> [Written exercise]
Using the listing below, set down each line from the line containing "Emit a web page" through the line containing "var yTicks = ['1', '2', '3', '4', '5'];", both ends included, exactly and with nothing added.

> [Information provided]
>>

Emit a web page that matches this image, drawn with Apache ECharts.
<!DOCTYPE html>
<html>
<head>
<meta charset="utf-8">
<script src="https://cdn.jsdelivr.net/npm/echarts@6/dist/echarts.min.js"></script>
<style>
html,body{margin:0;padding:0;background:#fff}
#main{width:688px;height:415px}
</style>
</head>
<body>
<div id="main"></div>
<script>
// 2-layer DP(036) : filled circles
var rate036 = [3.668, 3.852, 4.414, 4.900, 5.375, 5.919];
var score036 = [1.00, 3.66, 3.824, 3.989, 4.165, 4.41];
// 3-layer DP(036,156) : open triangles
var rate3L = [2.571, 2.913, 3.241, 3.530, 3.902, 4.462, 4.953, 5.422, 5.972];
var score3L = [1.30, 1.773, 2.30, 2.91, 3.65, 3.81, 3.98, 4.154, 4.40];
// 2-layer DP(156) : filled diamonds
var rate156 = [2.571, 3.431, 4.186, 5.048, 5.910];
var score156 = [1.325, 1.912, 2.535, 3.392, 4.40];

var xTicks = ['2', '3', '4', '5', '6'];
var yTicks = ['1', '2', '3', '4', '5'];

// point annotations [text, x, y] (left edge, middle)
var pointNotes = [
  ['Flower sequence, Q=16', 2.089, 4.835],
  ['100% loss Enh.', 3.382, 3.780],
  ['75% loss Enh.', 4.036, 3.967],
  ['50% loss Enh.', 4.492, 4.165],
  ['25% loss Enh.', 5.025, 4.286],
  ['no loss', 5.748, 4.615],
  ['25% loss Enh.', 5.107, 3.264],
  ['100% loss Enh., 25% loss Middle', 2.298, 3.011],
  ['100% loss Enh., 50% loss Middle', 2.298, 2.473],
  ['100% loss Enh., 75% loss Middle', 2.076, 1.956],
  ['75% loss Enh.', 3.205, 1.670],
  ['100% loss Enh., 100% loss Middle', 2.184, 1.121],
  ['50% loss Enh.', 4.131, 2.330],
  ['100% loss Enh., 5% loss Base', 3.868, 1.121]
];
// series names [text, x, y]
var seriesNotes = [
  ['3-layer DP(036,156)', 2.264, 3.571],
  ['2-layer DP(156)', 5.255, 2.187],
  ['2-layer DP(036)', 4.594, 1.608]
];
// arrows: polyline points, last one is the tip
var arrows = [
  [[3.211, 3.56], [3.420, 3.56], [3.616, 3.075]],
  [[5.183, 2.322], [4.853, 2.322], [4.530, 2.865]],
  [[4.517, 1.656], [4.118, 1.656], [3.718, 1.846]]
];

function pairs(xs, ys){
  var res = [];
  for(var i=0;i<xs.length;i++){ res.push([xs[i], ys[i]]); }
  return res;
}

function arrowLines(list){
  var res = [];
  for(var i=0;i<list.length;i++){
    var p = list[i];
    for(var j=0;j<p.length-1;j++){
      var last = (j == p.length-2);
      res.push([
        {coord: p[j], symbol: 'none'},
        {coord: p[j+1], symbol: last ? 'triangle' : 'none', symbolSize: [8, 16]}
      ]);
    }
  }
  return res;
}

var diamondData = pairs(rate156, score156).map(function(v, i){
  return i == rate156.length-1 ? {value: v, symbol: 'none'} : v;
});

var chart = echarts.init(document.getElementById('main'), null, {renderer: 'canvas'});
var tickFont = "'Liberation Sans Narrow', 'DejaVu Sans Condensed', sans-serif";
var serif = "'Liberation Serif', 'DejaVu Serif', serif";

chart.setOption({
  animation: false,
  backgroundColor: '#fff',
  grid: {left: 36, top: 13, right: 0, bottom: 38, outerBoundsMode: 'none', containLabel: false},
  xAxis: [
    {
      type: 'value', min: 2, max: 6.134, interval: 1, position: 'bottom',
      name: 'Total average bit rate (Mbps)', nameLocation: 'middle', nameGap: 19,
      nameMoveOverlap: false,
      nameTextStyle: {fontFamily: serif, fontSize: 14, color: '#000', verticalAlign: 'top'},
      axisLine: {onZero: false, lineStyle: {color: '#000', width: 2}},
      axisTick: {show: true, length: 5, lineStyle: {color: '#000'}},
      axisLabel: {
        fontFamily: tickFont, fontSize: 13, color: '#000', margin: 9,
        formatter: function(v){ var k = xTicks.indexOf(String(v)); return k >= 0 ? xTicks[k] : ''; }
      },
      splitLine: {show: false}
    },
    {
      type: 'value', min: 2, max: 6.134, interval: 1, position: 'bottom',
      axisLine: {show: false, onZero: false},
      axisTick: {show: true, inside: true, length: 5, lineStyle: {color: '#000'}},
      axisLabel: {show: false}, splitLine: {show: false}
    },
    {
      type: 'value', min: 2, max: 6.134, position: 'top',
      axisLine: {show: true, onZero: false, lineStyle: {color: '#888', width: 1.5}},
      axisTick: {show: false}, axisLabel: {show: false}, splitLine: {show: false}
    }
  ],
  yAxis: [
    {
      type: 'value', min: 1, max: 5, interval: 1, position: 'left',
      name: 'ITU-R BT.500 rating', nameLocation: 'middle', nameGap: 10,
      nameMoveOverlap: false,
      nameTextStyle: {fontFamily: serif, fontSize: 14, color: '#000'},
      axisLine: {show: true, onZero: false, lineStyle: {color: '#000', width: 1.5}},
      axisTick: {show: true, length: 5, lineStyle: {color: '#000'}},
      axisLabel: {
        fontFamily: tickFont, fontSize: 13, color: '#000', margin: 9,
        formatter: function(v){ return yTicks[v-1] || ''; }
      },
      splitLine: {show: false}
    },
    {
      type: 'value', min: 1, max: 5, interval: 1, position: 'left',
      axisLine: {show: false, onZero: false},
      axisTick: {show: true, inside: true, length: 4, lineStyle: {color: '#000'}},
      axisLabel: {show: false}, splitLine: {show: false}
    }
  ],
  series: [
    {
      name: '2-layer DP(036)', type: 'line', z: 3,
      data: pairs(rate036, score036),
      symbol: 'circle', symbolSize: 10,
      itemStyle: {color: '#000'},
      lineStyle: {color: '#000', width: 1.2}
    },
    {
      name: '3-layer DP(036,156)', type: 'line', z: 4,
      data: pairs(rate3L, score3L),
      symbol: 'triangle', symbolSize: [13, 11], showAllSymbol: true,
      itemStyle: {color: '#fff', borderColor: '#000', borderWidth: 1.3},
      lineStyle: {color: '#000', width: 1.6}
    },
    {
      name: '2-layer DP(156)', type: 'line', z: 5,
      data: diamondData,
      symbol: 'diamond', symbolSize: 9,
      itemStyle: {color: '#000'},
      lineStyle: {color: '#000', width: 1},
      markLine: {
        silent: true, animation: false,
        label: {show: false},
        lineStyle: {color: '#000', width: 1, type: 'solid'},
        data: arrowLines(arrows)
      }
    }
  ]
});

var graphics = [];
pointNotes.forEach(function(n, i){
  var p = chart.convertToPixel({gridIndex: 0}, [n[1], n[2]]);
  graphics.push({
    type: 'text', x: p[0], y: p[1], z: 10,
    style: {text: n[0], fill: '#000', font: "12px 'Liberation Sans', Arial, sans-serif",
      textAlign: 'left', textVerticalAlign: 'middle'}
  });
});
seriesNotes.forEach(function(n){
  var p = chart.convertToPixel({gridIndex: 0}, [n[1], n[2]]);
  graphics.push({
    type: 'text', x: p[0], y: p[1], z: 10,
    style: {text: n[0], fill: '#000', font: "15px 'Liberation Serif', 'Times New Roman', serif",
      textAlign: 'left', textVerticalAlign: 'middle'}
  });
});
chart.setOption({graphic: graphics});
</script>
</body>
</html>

<<
>>

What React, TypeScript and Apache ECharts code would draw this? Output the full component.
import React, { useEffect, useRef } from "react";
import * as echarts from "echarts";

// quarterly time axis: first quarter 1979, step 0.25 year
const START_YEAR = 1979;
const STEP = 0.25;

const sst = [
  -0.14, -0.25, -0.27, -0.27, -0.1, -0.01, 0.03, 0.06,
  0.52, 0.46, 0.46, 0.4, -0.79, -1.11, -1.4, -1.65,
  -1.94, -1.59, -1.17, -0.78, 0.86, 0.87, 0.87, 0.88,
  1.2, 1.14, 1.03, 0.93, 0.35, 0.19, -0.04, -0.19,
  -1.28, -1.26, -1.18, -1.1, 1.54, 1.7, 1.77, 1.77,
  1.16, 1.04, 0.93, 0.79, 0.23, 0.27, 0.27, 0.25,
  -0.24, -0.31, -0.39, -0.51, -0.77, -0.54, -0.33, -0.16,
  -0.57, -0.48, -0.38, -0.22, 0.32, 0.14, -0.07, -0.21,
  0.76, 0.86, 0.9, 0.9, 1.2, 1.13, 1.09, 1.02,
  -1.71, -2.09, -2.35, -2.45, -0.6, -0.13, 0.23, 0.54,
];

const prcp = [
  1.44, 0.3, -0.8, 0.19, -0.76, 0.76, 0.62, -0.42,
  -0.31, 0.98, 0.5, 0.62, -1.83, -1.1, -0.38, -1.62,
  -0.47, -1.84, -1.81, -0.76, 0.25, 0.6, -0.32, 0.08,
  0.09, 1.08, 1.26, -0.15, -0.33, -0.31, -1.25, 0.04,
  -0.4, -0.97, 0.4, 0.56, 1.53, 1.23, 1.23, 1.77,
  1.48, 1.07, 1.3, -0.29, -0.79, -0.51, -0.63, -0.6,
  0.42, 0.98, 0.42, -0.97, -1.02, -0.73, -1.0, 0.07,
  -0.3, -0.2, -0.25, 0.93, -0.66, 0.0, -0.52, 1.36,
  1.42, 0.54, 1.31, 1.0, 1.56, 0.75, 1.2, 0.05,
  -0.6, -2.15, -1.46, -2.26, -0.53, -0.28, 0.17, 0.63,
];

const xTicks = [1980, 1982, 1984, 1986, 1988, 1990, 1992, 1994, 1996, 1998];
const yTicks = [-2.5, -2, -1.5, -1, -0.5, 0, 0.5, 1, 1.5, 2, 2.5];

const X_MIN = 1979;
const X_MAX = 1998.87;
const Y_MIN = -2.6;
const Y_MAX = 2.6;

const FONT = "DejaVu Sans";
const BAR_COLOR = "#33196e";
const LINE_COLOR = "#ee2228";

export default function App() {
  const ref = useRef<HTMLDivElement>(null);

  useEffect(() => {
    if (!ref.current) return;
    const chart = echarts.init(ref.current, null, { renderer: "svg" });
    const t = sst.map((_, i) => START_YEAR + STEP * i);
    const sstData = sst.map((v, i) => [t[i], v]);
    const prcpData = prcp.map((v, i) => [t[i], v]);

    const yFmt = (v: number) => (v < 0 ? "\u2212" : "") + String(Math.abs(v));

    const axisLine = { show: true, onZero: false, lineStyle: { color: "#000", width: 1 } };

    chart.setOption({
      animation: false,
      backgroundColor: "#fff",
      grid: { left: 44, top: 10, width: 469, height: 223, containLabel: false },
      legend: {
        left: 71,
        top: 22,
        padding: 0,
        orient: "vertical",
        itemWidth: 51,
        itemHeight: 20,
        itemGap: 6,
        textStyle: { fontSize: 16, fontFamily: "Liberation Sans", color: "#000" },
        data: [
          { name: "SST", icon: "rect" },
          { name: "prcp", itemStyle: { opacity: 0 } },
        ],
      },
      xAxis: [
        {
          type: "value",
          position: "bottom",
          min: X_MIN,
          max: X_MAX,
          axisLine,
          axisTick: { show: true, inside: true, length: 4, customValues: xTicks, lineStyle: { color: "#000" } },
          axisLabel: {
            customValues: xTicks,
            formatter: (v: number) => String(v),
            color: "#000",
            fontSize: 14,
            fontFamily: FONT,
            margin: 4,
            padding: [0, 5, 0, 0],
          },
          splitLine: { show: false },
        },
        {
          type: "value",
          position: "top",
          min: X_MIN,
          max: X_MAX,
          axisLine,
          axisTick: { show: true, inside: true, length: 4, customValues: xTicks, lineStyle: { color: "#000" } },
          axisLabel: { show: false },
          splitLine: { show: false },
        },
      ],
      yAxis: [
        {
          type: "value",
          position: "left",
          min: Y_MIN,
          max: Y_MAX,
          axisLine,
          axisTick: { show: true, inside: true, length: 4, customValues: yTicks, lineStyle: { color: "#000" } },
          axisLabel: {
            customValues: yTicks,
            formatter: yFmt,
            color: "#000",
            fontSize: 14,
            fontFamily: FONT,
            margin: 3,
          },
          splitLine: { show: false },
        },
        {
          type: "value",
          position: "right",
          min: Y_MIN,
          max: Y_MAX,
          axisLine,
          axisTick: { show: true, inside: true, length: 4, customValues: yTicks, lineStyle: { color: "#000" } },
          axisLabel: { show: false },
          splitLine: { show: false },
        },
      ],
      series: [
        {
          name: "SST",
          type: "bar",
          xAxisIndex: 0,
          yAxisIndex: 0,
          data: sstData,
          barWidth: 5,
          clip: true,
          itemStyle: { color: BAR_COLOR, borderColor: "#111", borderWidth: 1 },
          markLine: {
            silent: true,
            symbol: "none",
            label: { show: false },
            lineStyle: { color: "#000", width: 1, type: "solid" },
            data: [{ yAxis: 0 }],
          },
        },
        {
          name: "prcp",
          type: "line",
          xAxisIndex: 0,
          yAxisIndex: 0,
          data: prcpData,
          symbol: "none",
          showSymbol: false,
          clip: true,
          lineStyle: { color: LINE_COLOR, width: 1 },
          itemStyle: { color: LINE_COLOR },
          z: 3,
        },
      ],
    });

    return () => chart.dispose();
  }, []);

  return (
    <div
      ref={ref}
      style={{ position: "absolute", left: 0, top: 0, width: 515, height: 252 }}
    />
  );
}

<<
>>

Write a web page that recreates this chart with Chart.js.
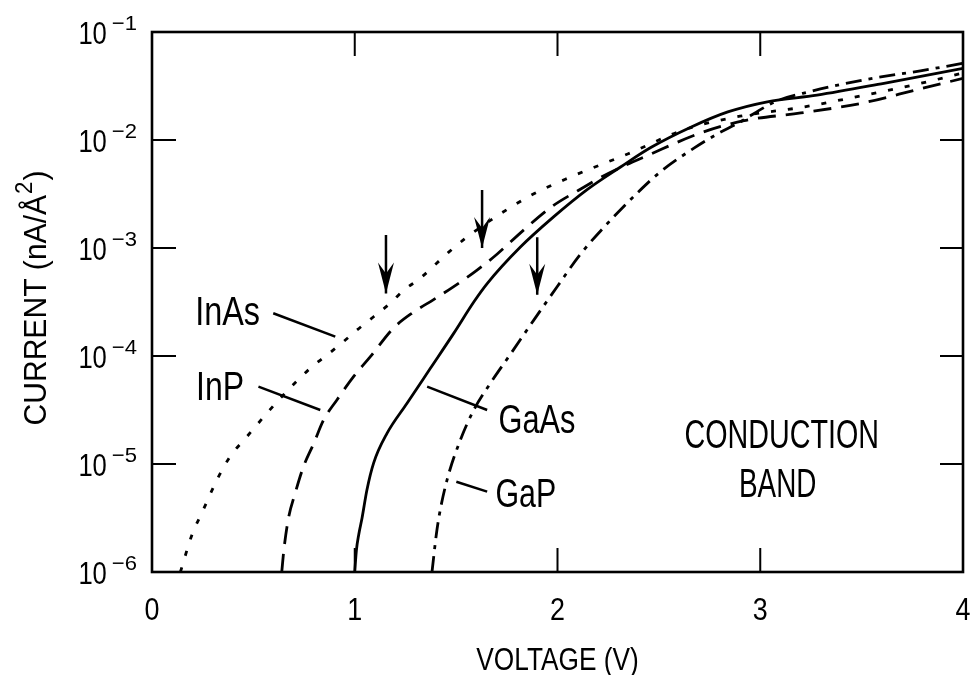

<<

> [Problem solution]
Emit a web page that matches this image, drawn with Apache ECharts.
<!DOCTYPE html>
<html>
<head>
<meta charset="utf-8">
<script src="https://cdn.jsdelivr.net/npm/echarts@6/dist/echarts.min.js"></script>
<style>
html,body{margin:0;padding:0;background:#fff}
#main{width:688px;height:415px}
</style>
</head>
<body>
<div id="main"></div>
<script>
// 2-layer DP(036) : filled circles
var rate036 = [3.668, 3.852, 4.414, 4.900, 5.375, 5.919];
var score036 = [1.00, 3.66, 3.824, 3.989, 4.165, 4.41];
// 3-layer DP(036,156) : open triangles
var rate3L = [2.571, 2.913, 3.241, 3.530, 3.902, 4.462, 4.953, 5.422, 5.972];
var score3L = [1.30, 1.773, 2.30, 2.91, 3.65, 3.81, 3.98, 4.154, 4.40];
// 2-layer DP(156) : filled diamonds
var rate156 = [2.571, 3.431, 4.186, 5.048, 5.910];
var score156 = [1.325, 1.912, 2.535, 3.392, 4.40];

var xTicks = ['2', '3', '4', '5', '6'];
var yTicks = ['1', '2', '3', '4', '5'];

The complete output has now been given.